TASK DETAILS >> Records follow. Select each line holding "this".

EXCERPTED DATA >>
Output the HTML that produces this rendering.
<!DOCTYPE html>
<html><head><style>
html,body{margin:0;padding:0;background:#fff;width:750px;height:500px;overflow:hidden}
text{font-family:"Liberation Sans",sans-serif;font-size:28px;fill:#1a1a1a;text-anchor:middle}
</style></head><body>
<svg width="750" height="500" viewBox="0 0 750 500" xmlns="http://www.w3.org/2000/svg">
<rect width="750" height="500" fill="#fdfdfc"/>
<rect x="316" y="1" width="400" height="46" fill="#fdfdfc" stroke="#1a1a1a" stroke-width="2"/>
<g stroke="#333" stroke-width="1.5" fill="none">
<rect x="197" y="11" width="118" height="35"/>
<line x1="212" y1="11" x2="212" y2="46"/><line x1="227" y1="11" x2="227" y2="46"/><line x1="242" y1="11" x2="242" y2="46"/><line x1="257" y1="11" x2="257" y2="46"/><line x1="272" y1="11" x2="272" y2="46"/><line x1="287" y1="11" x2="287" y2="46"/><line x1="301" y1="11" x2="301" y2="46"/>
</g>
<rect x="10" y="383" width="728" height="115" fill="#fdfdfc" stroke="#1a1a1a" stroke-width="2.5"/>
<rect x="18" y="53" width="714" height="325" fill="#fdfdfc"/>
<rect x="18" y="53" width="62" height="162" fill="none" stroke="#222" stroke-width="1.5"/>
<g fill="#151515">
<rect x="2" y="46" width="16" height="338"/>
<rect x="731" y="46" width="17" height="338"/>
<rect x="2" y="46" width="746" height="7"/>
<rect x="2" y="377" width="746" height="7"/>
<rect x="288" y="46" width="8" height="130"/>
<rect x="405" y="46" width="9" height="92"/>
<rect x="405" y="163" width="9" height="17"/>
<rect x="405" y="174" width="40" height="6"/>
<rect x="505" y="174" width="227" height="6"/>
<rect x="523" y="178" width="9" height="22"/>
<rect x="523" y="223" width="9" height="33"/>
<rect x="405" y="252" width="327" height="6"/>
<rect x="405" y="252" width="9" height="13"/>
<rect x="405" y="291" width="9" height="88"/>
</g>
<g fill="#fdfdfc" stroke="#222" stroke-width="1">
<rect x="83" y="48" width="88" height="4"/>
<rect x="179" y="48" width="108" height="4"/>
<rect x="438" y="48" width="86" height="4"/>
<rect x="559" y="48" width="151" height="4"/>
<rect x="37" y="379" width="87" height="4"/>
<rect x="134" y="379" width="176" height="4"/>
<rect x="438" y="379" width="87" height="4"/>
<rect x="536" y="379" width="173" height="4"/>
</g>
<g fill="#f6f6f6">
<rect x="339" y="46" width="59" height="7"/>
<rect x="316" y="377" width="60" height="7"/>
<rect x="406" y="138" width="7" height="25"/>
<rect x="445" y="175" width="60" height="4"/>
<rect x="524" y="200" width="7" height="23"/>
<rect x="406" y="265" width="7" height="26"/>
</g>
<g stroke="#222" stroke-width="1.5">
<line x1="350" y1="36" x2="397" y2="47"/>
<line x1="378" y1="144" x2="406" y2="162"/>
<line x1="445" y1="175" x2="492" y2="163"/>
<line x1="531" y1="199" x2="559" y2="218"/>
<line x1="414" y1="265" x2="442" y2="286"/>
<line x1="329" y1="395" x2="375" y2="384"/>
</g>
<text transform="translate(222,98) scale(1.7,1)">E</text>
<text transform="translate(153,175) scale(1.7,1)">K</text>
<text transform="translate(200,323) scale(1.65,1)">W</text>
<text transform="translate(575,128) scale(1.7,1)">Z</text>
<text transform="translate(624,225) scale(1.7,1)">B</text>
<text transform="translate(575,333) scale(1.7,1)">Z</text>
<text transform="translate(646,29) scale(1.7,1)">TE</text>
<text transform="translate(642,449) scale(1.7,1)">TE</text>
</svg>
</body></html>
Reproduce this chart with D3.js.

THE REPLY >>
Output the HTML that produces this rendering.
Reproduce this chart with D3.js.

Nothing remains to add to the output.